Should I stay or should I go? («Dovrei restare o dovrei andarmene?»). Filippo Taddei, ex responsabile Economia del Pd di Matteo Renzi e «papà» del Jobs Act, oggi direttore esecutivo e capoeconomista per l'Europa Meridionale di Goldman Sachs, ha scelto di parafrasare il successo dei Clash per sintetizzare in un report il dilemma politico di Mario Draghi. L'elezione del premier a presidente della Repubblica, si legge nel testo, «rafforzerebbe l'ancoraggio dell'Italia e della sua politica all'Europa» ma allo stesso tempo «scatenerebbe incertezza circa il nuovo governo e l'efficacia della sua politica» con il rischio di impatti negativi sull'utilizzo delle risorse e l'implementazione delle riforme legate al Recovery Fund.
La presa di posizione dell'importante corporate bank statunitense ha una doppia valenza.

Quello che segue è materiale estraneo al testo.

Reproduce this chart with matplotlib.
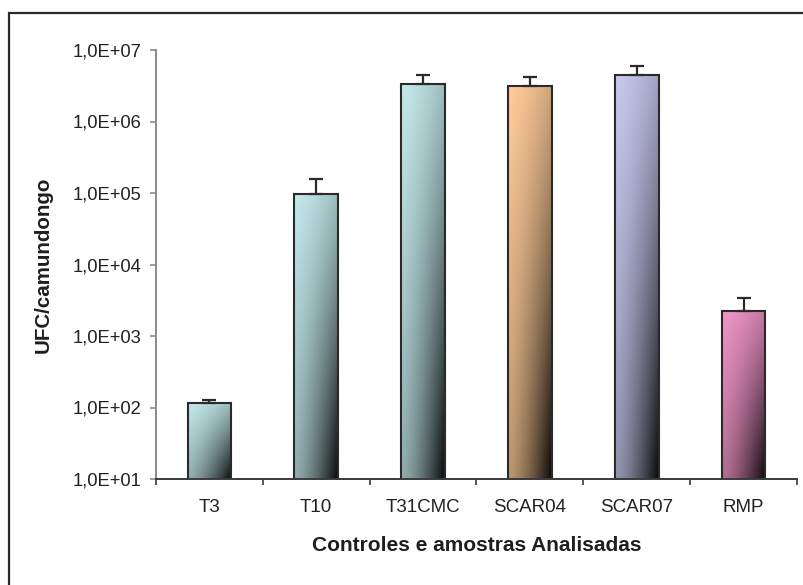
import numpy as np
import matplotlib
matplotlib.use("Agg")
import matplotlib.pyplot as plt
from matplotlib.patches import Rectangle
from matplotlib.ticker import FixedLocator, FixedFormatter, NullFormatter

plt.rcParams['font.family'] = ['Liberation Sans', 'DejaVu Sans']

# Data
categories = ["T3", "T10", "T31CMC", "SCAR04", "SCAR07", "RMP"]
ufc_means = [117, 9.7e4, 3.3e6, 3.1e6, 4.5e6, 2.25e3]
ufc_errors = [10, 6.0e4, 1.1e6, 1.1e6, 1.5e6, 1.1e3]
bar_colors = ["#C4E9EB", "#C4E9EB", "#C4E9EB", "#FFCC99", "#C9C9EF", "#F095C8"]
ytick_values = [1e1, 1e2, 1e3, 1e4, 1e5, 1e6, 1e7]
ytick_labels = ["1,0E+01", "1,0E+02", "1,0E+03", "1,0E+04", "1,0E+05",
                "1,0E+06", "1,0E+07"]
xlabel = "Controles e amostras Analisadas"
ylabel = "UFC/camundongo"

W, H = 804, 585
fig = plt.figure(figsize=(W / 100, H / 100), dpi=100)
fig.patch.set_facecolor("white")

# Outer frame (runs off the right and bottom edges)
fig.add_artist(Rectangle((9 / W, -0.05), 1.2, 1 - 13 / H + 0.05,
                         transform=fig.transFigure, fill=False,
                         edgecolor="#2a2a2a", linewidth=1.6, zorder=10))

ax_left, ax_right = 156 / W, 797 / W
ax_top, ax_bottom = 1 - 50 / H, 1 - 479 / H
ax = fig.add_axes([ax_left, ax_bottom, ax_right - ax_left, ax_top - ax_bottom])
ax.set_facecolor("none")

x = np.arange(len(categories))
bar_w = 0.41
ymin, ymax = 1e1, 1e7

ax.set_yscale("log")
ax.set_xlim(-0.5, len(categories) - 0.5)
ax.set_ylim(ymin, ymax)
ax.autoscale(False)

bars = ax.bar(x, ufc_means, width=bar_w, bottom=0, color="none",
              edgecolor="#2a2a2a", linewidth=1.5, zorder=3)

# Diagonal shading inside each bar: base colour at top-left to near black
# at the bottom-right corner.
nu, nv = 80, 200
u = np.linspace(0, 1, nu)[None, :]
v = np.linspace(0, 1, nv)[:, None]
dark = 0.2 * u ** 1.4 + 0.26 * v + 0.5 * (u ** 1.4) * v ** 1.2
dark = np.clip(dark, 0, 0.93)

to_axes = ax.transData + ax.transAxes.inverted()
for rect, col in zip(bars, bar_colors):
    base = np.array(matplotlib.colors.to_rgb(col))
    img = base[None, None, :] * (1 - dark[:, :, None])
    x0 = rect.get_x()
    x1 = x0 + rect.get_width()
    y1 = rect.get_height()
    (ax0, ay0), (ax1, ay1) = to_axes.transform([(x0, ymin), (x1, y1)])
    im = ax.imshow(img, extent=(ax0, ax1, ay0, ay1), transform=ax.transAxes,
                   aspect="auto", interpolation="bilinear", origin="upper",
                   zorder=2)
    im.set_clip_path(rect)

ax.set_xlim(-0.5, len(categories) - 0.5)
ax.set_ylim(ymin, ymax)

# Upward-only error bars
ax.errorbar(x, ufc_means, yerr=[np.zeros(len(x)), ufc_errors], fmt="none",
            ecolor="#2a2a2a", elinewidth=1.6, capsize=5, capthick=1.6,
            zorder=4)

# Axes styling
for side in ("top", "right"):
    ax.spines[side].set_visible(False)
ax.spines["left"].set_color("#8a8a8a")
ax.spines["left"].set_linewidth(1.4)
ax.spines["bottom"].set_color("#3a3a3a")
ax.spines["bottom"].set_linewidth(1.4)
ax.spines["bottom"].set_zorder(5)

ax.yaxis.set_major_locator(FixedLocator(ytick_values))
ax.yaxis.set_major_formatter(FixedFormatter(ytick_labels))
ax.yaxis.set_minor_locator(FixedLocator([]))
ax.yaxis.set_minor_formatter(NullFormatter())
ax.tick_params(axis="y", which="major", direction="out", length=4,
               width=1.2, color="#8a8a8a", pad=6.5, labelsize=13.2,
               labelcolor="#222222")

ax.set_xticks(x)
ax.set_xticklabels(categories)
ax.xaxis.set_minor_locator(FixedLocator(np.arange(-0.5, len(categories), 1.0)))
ax.tick_params(axis="x", which="major", length=0, pad=14.5, labelsize=13.5,
               labelcolor="#222222")
ax.tick_params(axis="x", which="minor", direction="out", length=4,
               width=1.2, color="#3a3a3a")

ax.set_xlabel(xlabel, fontsize=15, fontweight="bold", color="#1e1e1e")
ax.xaxis.set_label_coords(0.5, -0.133)
ax.set_ylabel(ylabel, fontsize=14.8, fontweight="bold", color="#1e1e1e")
ax.yaxis.set_label_coords(-0.161, 0.5)

fig.savefig("out.png", dpi=100, facecolor="white")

Da un lato, com'è ovvio, gli investitori internazionali si sentono più rassicurati dalla presenza al governo di un autorevole esponente dell'establishment che ha guidato sia la Banca centrale europea che la Banca d'Italia. Dall'altro lato, è un segnale di sfiducia nella tenuta istituzionale del nostro Paese dinanzi a sfide importanti come quelle poste da Next Generation Eu ancorché al Quirinale dovesse insediarsi Mario Draghi che di Goldman Sachs è stato vicepresidente e managing director dal 2002 al 2005 prima di essere nominato dal governo Berlusconi a capo di Via Nazionale.

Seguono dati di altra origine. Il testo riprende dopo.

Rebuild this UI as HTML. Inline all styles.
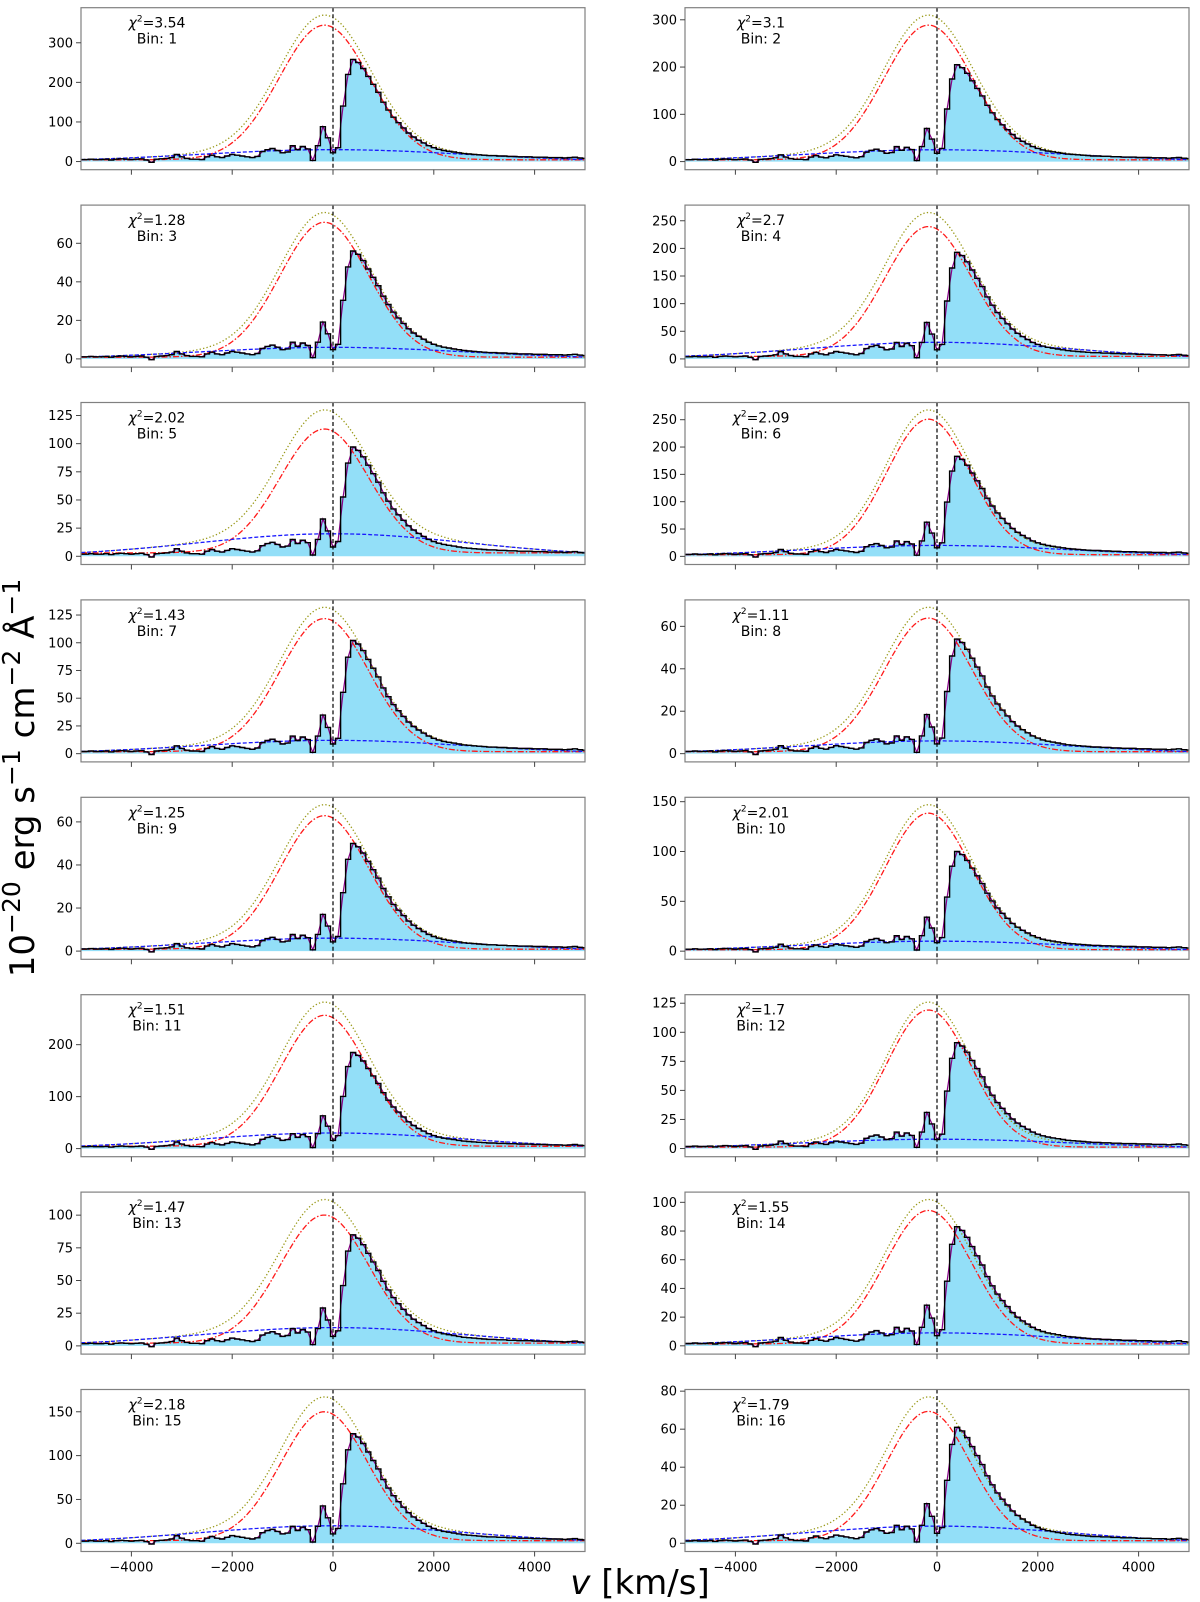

E non si tratterebbe di un unicum: tra i «papabili» per la Presidenza della Repubblica sono annoverati alcuni politici che, in fasi diverse del loro cursus honorum, hanno prestato servizio per importanti banche internazionali. Romano Prodi, che al Quirinale spera sempre di giungere (prima o poi), è stato anch'egli advisor di Goldman Sachs prima della sua discesa in politica e in una successiva fase. Lo stesso Mario Monti, che al ruolo di capo dello Stato ha sempre ambito, è stato international advisor di Goldman dal 2004 al 2011. Giuliano Amato, ex premier e oggi componente della Consulta nonché réserve de la République, è stato advisor di Deutsche Bank e presidente dell'advisory board di Unicredit per l'Italia (ruolo nel quale gli è succeduto nel 2014 proprio Romano Prodi). L'esperienza attiva nel campo della finanza (ove si possono mettere in campo le relazioni costruite nella vita pubblica) è un vantaggio competitivo per molti civil servant anche se finora l'unico banchiere ad approdare al Quirinale è stato il liberale Luigi Einaudi nel 1948.
Ma quali sono i motivi per i quali Filippo Taddei di Goldman Sachs ha messo in discussione l'eventuale passaggio tra palazzi di Mario Draghi? «Alla luce degli interessi divergenti tra i partiti in Parlamento e dei tempi lunghi che tipicamente servono per formare un nuovo governo, siamo preoccupati che questo scenario possa comportare un ritardo nell'implementazione del Recovery Fund e delle riforme correlate», scrive l'economista. Le dimissioni di Draghi potrebbero ridurre l'utilizzo dei 39 miliardi di finanziamenti a fondo perduto attesi dall'Europa tra il 50 e il 75%», si legge nel report.
Un tale scenario potrebbe ridurre l'impatto fiscale sul Pil dello 0,1% nel 2022 e dello 0,35% nel 2023. Tale ricaduta negativa potrebbe aumentare in caso di elezioni anticipate (-0,15% nel 2022 e -0,55% l'anno prossimo). Insomma, Draghi deve rimanere dov'è.